Government-run vaccine units fail to resume supply for immunisation programme
LICENCES of public-sector, vaccine-manufacturing units were restored more than a year ago. But the units are yet to resume supply of vaccines to the Centre’s Universal Immunisation Programme, and it will not happen any time soon if one were to believe activists.
The Central Research Institute (CRI) at Kasauli in Himachal Pradesh, the Pasteur Institute of India (PII) at Conoor in Tamil Nadu and BCG Vaccine Laboratory (BCGVL) at Guindy in Chennai were meeting 80 per cent of the vaccine requirement for the government immunisation programme till 2008—the year the Drugs Controller General of India revoked their licences, citing non-compliance with the good manufacturing practices of WHO (see ‘Get your own vaccine’, Down To Earth, July 15, 2009). Since then the government has been procuring the vaccines from private companies at higher prices (see ‘Vaccine procurement price’).
While CRI officials said they are resuming supply gradually, Union Minister of State for Health Dinesh Trivedi did not specify when it would be resumed by the other two units. He was replying to a question in Parliament on February 25. When CPI(M) member of Parliament T K Rangarajan visited PII and BCGVL facilities recently, he found the two units had not produced a single dose of vaccine for supply since their licences were restored early last year (see ‘Vaccine units need booster shots’, Down To Earth, April 15, 2010).

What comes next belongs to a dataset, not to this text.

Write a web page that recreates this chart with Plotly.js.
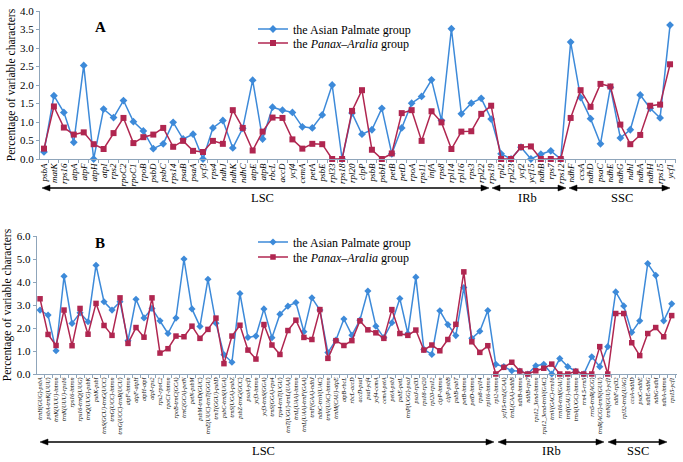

Start up problems or conspiracy? When contacted, K N Venkataramana, assistant director of PII, said production had started last year. “But there are some technical glitches. We cannot say when we would be able to supply for the immunisation programme,” he said. Rangarajan explained what these glitches meant. “Funds allotted for reviving PII—about Rs 140 crore—were not utilised properly leading to problems.”
PII had produced 51.2 million vaccine doses of which only 250 cleared quality tests, resulting in loss of Rs 10 crore, said Rangarajan. He alleged that there is a deliberate attempt not to allow the institute to function. For instance, the director of drugs control at Chennai suspended the production of tissue culture anti-rabies vaccine at the institute in December 2010. The suspension was based on an inspection conducted two years before in January 2008 and did not take cognisance of the fact that the facility had been upgraded since then.